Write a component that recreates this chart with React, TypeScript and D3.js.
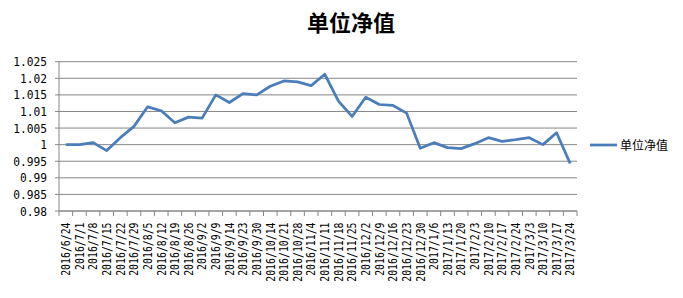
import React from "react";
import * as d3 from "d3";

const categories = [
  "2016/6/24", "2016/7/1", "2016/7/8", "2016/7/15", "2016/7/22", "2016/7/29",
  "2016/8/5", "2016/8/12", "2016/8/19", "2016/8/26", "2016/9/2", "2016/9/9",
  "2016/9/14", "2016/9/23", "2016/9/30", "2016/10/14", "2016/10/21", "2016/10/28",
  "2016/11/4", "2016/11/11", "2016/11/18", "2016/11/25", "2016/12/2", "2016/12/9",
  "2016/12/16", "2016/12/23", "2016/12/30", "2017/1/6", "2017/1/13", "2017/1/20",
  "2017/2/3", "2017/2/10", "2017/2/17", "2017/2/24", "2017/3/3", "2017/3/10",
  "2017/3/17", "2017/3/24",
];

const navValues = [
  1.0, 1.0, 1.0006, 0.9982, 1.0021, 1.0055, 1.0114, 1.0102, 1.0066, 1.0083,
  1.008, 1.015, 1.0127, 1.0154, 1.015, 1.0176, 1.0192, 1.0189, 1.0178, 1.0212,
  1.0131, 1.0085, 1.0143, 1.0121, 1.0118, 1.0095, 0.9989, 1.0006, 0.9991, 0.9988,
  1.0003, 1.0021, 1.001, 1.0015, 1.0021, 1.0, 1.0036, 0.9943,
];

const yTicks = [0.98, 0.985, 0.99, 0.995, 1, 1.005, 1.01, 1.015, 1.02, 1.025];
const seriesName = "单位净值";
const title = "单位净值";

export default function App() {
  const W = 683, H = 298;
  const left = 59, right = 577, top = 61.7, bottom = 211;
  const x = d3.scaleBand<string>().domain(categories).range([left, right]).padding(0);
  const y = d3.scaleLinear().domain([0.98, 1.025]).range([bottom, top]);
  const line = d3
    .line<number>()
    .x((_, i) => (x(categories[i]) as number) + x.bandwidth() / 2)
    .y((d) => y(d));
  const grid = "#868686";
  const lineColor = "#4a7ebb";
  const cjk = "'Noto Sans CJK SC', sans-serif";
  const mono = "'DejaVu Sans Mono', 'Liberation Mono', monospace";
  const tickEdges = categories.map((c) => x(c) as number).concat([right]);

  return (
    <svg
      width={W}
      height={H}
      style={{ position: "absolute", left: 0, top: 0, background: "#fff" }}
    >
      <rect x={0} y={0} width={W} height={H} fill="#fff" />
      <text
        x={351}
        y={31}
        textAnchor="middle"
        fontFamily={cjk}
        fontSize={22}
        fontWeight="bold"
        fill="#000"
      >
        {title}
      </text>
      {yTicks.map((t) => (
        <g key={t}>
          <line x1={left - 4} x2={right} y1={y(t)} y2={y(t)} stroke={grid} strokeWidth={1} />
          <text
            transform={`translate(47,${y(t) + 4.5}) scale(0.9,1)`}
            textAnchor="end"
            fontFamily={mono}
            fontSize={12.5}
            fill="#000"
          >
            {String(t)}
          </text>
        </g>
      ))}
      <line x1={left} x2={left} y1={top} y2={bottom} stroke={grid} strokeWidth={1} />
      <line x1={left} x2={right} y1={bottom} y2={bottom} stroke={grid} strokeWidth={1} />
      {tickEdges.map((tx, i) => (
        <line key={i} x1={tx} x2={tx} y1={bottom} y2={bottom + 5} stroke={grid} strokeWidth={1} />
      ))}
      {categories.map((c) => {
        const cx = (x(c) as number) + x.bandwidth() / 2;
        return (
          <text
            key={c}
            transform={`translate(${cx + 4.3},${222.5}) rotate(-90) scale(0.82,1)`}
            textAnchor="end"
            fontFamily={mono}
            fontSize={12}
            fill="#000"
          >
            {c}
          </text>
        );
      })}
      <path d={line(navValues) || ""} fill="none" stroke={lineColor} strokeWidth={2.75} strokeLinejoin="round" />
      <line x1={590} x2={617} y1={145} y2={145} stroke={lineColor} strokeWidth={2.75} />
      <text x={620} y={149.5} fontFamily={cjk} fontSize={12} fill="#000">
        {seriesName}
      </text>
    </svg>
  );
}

※

### Your task
Take the listing above and print it exactly, apart from the pictures.

### Response
Write a component that recreates this chart with React, TypeScript and D3.js.
import React from "react";
import * as d3 from "d3";

const categories = [
  "2016/6/24", "2016/7/1", "2016/7/8", "2016/7/15", "2016/7/22", "2016/7/29",
  "2016/8/5", "2016/8/12", "2016/8/19", "2016/8/26", "2016/9/2", "2016/9/9",
  "2016/9/14", "2016/9/23", "2016/9/30", "2016/10/14", "2016/10/21", "2016/10/28",
  "2016/11/4", "2016/11/11", "2016/11/18", "2016/11/25", "2016/12/2", "2016/12/9",
  "2016/12/16", "2016/12/23", "2016/12/30", "2017/1/6", "2017/1/13", "2017/1/20",
  "2017/2/3", "2017/2/10", "2017/2/17", "2017/2/24", "2017/3/3", "2017/3/10",
  "2017/3/17", "2017/3/24",
];

const navValues = [
  1.0, 1.0, 1.0006, 0.9982, 1.0021, 1.0055, 1.0114, 1.0102, 1.0066, 1.0083,
  1.008, 1.015, 1.0127, 1.0154, 1.015, 1.0176, 1.0192, 1.0189, 1.0178, 1.0212,
  1.0131, 1.0085, 1.0143, 1.0121, 1.0118, 1.0095, 0.9989, 1.0006, 0.9991, 0.9988,
  1.0003, 1.0021, 1.001, 1.0015, 1.0021, 1.0, 1.0036, 0.9943,
];

const yTicks = [0.98, 0.985, 0.99, 0.995, 1, 1.005, 1.01, 1.015, 1.02, 1.025];
const seriesName = "单位净值";
const title = "单位净值";

export default function App() {
  const W = 683, H = 298;
  const left = 59, right = 577, top = 61.7, bottom = 211;
  const x = d3.scaleBand<string>().domain(categories).range([left, right]).padding(0);
  const y = d3.scaleLinear().domain([0.98, 1.025]).range([bottom, top]);
  const line = d3
    .line<number>()
    .x((_, i) => (x(categories[i]) as number) + x.bandwidth() / 2)
    .y((d) => y(d));
  const grid = "#868686";
  const lineColor = "#4a7ebb";
  const cjk = "'Noto Sans CJK SC', sans-serif";
  const mono = "'DejaVu Sans Mono', 'Liberation Mono', monospace";
  const tickEdges = categories.map((c) => x(c) as number).concat([right]);

  return (
    <svg
      width={W}
      height={H}
      style={{ position: "absolute", left: 0, top: 0, background: "#fff" }}
    >
      <rect x={0} y={0} width={W} height={H} fill="#fff" />
      <text
        x={351}
        y={31}
        textAnchor="middle"
        fontFamily={cjk}
        fontSize={22}
        fontWeight="bold"
        fill="#000"
      >
        {title}
      </text>
      {yTicks.map((t) => (
        <g key={t}>
          <line x1={left - 4} x2={right} y1={y(t)} y2={y(t)} stroke={grid} strokeWidth={1} />
          <text
            transform={`translate(47,${y(t) + 4.5}) scale(0.9,1)`}
            textAnchor="end"
            fontFamily={mono}
            fontSize={12.5}
            fill="#000"
          >
            {String(t)}
          </text>
        </g>
      ))}
      <line x1={left} x2={left} y1={top} y2={bottom} stroke={grid} strokeWidth={1} />
      <line x1={left} x2={right} y1={bottom} y2={bottom} stroke={grid} strokeWidth={1} />
      {tickEdges.map((tx, i) => (
        <line key={i} x1={tx} x2={tx} y1={bottom} y2={bottom + 5} stroke={grid} strokeWidth={1} />
      ))}
      {categories.map((c) => {
        const cx = (x(c) as number) + x.bandwidth() / 2;
        return (
          <text
            key={c}
            transform={`translate(${cx + 4.3},${222.5}) rotate(-90) scale(0.82,1)`}
            textAnchor="end"
            fontFamily={mono}
            fontSize={12}
            fill="#000"
          >
            {c}
          </text>
        );
      })}
      <path d={line(navValues) || ""} fill="none" stroke={lineColor} strokeWidth={2.75} strokeLinejoin="round" />
      <line x1={590} x2={617} y1={145} y2={145} stroke={lineColor} strokeWidth={2.75} />
      <text x={620} y={149.5} fontFamily={cjk} fontSize={12} fill="#000">
        {seriesName}
      </text>
    </svg>
  );
}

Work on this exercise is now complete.